California and US floating offshore wind are often mentioned together. The state’s coastal waters are too deep for conventional turbines, and California recently held its first floating offshore wind lease sale. Other offshore leases are expected in the future off the coast of Oregon and the Gulf of Maine – near where Dagher’s team is launching their test turbine.
Arne Vatnøy, the spokesperson for trade group Norwegian Offshore Wind, called the recent flurry of activity on US offshore wind “the Biden boost.”
“That’s how we view it,” Vatnøy told CNN. “A change in how people talk about the US and offshore wind in the same sentence after Biden.”

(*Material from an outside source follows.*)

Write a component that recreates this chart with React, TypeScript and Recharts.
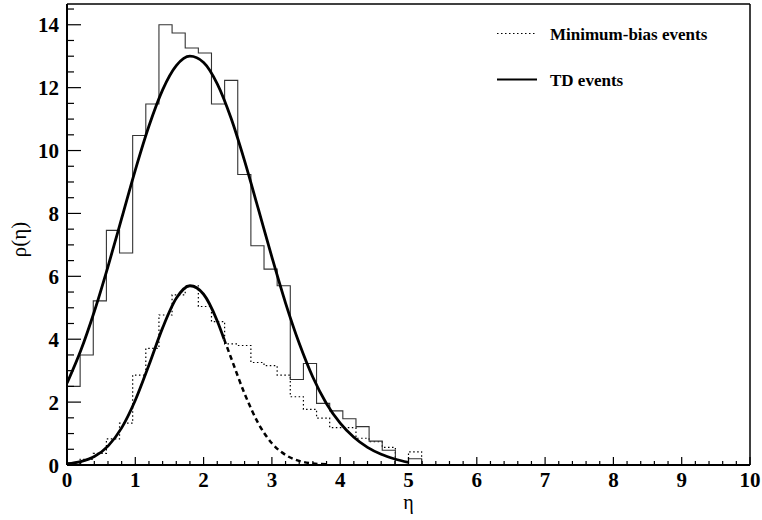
import React from 'react';
import { ComposedChart, Line, XAxis, YAxis, ReferenceLine, Legend, Label } from 'recharts';

// Histogram bin edges (eta)
const binEdges = [0, 0.1923, 0.3846, 0.5769, 0.7692, 0.9615, 1.1538, 1.3462, 1.5385, 1.7308, 1.9231, 2.1154, 2.3077, 2.5, 2.6923, 2.8846, 3.0769, 3.2692, 3.4615, 3.6538, 3.8462, 4.0385, 4.2308, 4.4231, 4.6154, 4.8077, 5.0, 5.1923];
// TD events histogram (solid)
const tdCounts = [2.5, 3.5, 5.22, 7.46, 6.74, 10.48, 11.48, 14.0, 13.74, 13.26, 13.1, 11.48, 12.23, 9.24, 6.97, 6.23, 5.7, 2.72, 3.23, 1.96, 1.72, 1.47, 1.22, 0.76, 0.47, 0, 0.2];
// Minimum-bias events histogram (dotted)
const mbCounts = [0.06, 0.18, 0.37, 0.83, 1.33, 2.86, 3.71, 4.77, 5.41, 5.7, 5.04, 4.56, 3.85, 3.8, 3.26, 3.16, 2.86, 2.17, 1.77, 1.49, 1.19, 1.19, 0.85, 0.74, 0.56, 0, 0.42];

// Fitted curves
const tdFitX = [0, 0.2, 0.4, 0.6, 0.8, 1.0, 1.2, 1.4, 1.6, 1.8, 2.0, 2.2, 2.4, 2.6, 2.8, 3.0, 3.2, 3.4, 3.6, 3.8, 4.0, 4.2, 4.4, 4.6, 4.8, 5.0];
const tdFitY = [2.6, 3.63, 4.88, 6.31, 7.84, 9.38, 10.78, 11.93, 12.7, 13.0, 12.8, 12.12, 11.04, 9.67, 8.15, 6.61, 5.15, 3.87, 2.79, 1.95, 1.33, 0.88, 0.56, 0.34, 0.19, 0.08];
const mbFitSolidX = [0, 0.2, 0.4, 0.6, 0.8, 1.0, 1.2, 1.4, 1.6, 1.8, 2.0, 2.2, 2.3];
const mbFitSolidY = [0.04, 0.11, 0.27, 0.6, 1.18, 2.06, 3.18, 4.36, 5.3, 5.7, 5.43, 4.58, 4.0];
const mbFitDashX = [2.3, 2.4, 2.6, 2.8, 3.0, 3.2, 3.4, 3.6, 3.8];
const mbFitDashY = [4.0, 3.42, 2.27, 1.33, 0.69, 0.32, 0.13, 0.05, 0.02];

// Axis ticks
const xTicks = [0, 0.2, 0.4, 0.6, 0.8, 1, 1.2, 1.4, 1.6, 1.8, 2, 2.2, 2.4, 2.6, 2.8, 3, 3.2, 3.4, 3.6, 3.8, 4, 4.2, 4.4, 4.6, 4.8, 5, 5.2, 5.4, 5.6, 5.8, 6, 6.2, 6.4, 6.6, 6.8, 7, 7.2, 7.4, 7.6, 7.8, 8, 8.2, 8.4, 8.6, 8.8, 9, 9.2, 9.4, 9.6, 9.8, 10];
const xMajor = [0, 1, 2, 3, 4, 5, 6, 7, 8, 9, 10];
const yTicks = [0, 0.5, 1, 1.5, 2, 2.5, 3, 3.5, 4, 4.5, 5, 5.5, 6, 6.5, 7, 7.5, 8, 8.5, 9, 9.5, 10, 10.5, 11, 11.5, 12, 12.5, 13, 13.5, 14, 14.5];
const yMajor = [0, 2, 4, 6, 8, 10, 12, 14];
const yMax = 14.66;

const FONT = '"Liberation Serif", "Times New Roman", serif';

const hist = (edges: number[], counts: number[]) => {
  const pts = counts.map((c, i) => ({ x: edges[i], y: c }));
  pts.push({ x: edges[counts.length], y: 0 });
  return pts;
};
const pairs = (xs: number[], ys: number[]) => xs.map((x, i) => ({ x, y: ys[i] }));

const tdHist = hist(binEdges, tdCounts);
const mbHist = hist(binEdges, mbCounts);
const tdFit = pairs(tdFitX, tdFitY);
const mbFitSolid = pairs(mbFitSolidX, mbFitSolidY);
const mbFitDash = pairs(mbFitDashX, mbFitDashY);

const isIn = (arr: number[], v: number) => arr.some((a) => Math.abs(a - v) < 1e-6);

const XTick = (props: any) => {
  const { x, y, payload } = props;
  const v = payload.value;
  const major = isIn(xMajor, v);
  return (
    <g>
      <line x1={x} x2={x} y1={y} y2={y - (major ? 8 : 4)} stroke="#000" strokeWidth={1.2} />
      {major && (
        <text x={x} y={y + 22} textAnchor="middle" fontFamily={FONT} fontWeight="bold" fontSize={21} fill="#000">
          {v}
        </text>
      )}
    </g>
  );
};

const YTick = (props: any) => {
  const { x, y, payload } = props;
  const v = payload.value;
  const major = isIn(yMajor, v);
  return (
    <g>
      <line x1={x} x2={x + (major ? 14 : 7)} y1={y} y2={y} stroke="#000" strokeWidth={1.2} />
      {major && (
        <text x={x - 8} y={y + 7.5} textAnchor="end" fontFamily={FONT} fontWeight="bold" fontSize={21} fill="#000">
          {v}
        </text>
      )}
    </g>
  );
};

const LegendBox = () => (
  <svg width={280} height={100} style={{ display: 'block' }}>
    <line x1={17} x2={57} y1={33.5} y2={33.5} stroke="#000" strokeWidth={1.2} strokeDasharray="1.5 2.5" />
    <text x={70} y={39.5} fontFamily={FONT} fontWeight="bold" fontSize={17} fill="#000">
      Minimum-bias events
    </text>
    <line x1={17} x2={57} y1={79.5} y2={79.5} stroke="#000" strokeWidth={2} />
    <text x={70} y={85.5} fontFamily={FONT} fontWeight="bold" fontSize={17} fill="#000">
      TD events
    </text>
  </svg>
);

export default function App() {
  return (
    <div style={{ position: 'absolute', left: 0, top: 0, width: 762, height: 520, background: '#fff' }}>
      <ComposedChart width={762} height={520} margin={{ top: 4, right: 12, bottom: 25, left: 7 }}>
        <XAxis
          dataKey="x"
          type="number"
          domain={[0, 10]}
          allowDataOverflow
          ticks={xTicks}
          interval={0}
          tickSize={0}
          tickMargin={0}
          tickLine={false}
          tick={XTick}
          axisLine={{ stroke: '#000', strokeWidth: 2 }}
          height={30}
        >
          <Label
            content={(p: any) => {
              const vb = p.viewBox;
              return (
                <text x={vb.x + vb.width / 2} y={vb.y + 44} textAnchor="middle" fontFamily={FONT} fontSize={20} fill="#000">
                  η
                </text>
              );
            }}
          />
        </XAxis>
        <YAxis
          type="number"
          domain={[0, yMax]}
          allowDataOverflow
          ticks={yTicks}
          interval={0}
          tickSize={0}
          tickMargin={0}
          tickLine={false}
          tick={YTick}
          axisLine={{ stroke: '#000', strokeWidth: 2 }}
          width={60}
        >
          <Label
            content={(p: any) => {
              const vb = p.viewBox;
              const cx = 26;
              const cy = vb.y + vb.height / 2 + 5;
              return (
                <text x={cx} y={cy} transform={`rotate(-90, ${cx}, ${cy})`} textAnchor="middle" fontFamily={FONT} fontSize={21} fill="#000">
                  ρ(η)
                </text>
              );
            }}
          />
        </YAxis>
        <ReferenceLine y={yMax} stroke="#000" strokeWidth={1.5} />
        <ReferenceLine x={10} stroke="#000" strokeWidth={1.5} />
        <Line data={mbHist} dataKey="y" type="stepAfter" stroke="#000" strokeWidth={1.2} strokeDasharray="1.5 2.5" dot={false} activeDot={false} isAnimationActive={false} legendType="none" />
        <Line data={tdHist} dataKey="y" type="stepAfter" stroke="#333" strokeWidth={1.1} dot={false} activeDot={false} isAnimationActive={false} legendType="none" />
        <Line data={tdFit} dataKey="y" type="monotone" stroke="#000" strokeWidth={2.8} dot={false} activeDot={false} isAnimationActive={false} legendType="none" />
        <Line data={mbFitSolid} dataKey="y" type="monotone" stroke="#000" strokeWidth={2.8} dot={false} activeDot={false} isAnimationActive={false} legendType="none" />
        <Line data={mbFitDash} dataKey="y" type="monotone" stroke="#000" strokeWidth={2.5} strokeDasharray="5 3.5" dot={false} activeDot={false} isAnimationActive={false} legendType="none" />
        <Legend
          layout="horizontal"
          verticalAlign="middle"
          align="center"
          wrapperStyle={{ position: 'absolute', left: 480, top: 0, width: 280, height: 100 }}
          content={() => <LegendBox />}
        />
      </ComposedChart>
    </div>
  );
}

There are still significant challenges; beyond the permitting, cost, and electricity transmission constraints that many wind projects are facing, floating wind will require updated infrastructure at America’s ports and massive ships that can tow and assemble the turbines at sea. Dagher readily admits that he’s not sure whether the US can accomplish Biden’s goal of 15 gigawatts of floating offshore wind by 2035.
But Dagher, who has been working to develop floating wind turbines for over a decade in Maine, said the momentum is undeniable.
“People questioned our sanity,” Dagher said with a laugh. “Even the Department of Energy questioned our sanity 15 years ago.”
Now, he has the enthusiastic backing of the Department of Energy and the White House, plus an entire industry eager to turn the designs into floating energy powerhouses.
“The US has a goal of 15 gigawatts of floating by 2035,” Dagher said. “So, we’ve got a little over 10 years to get there.”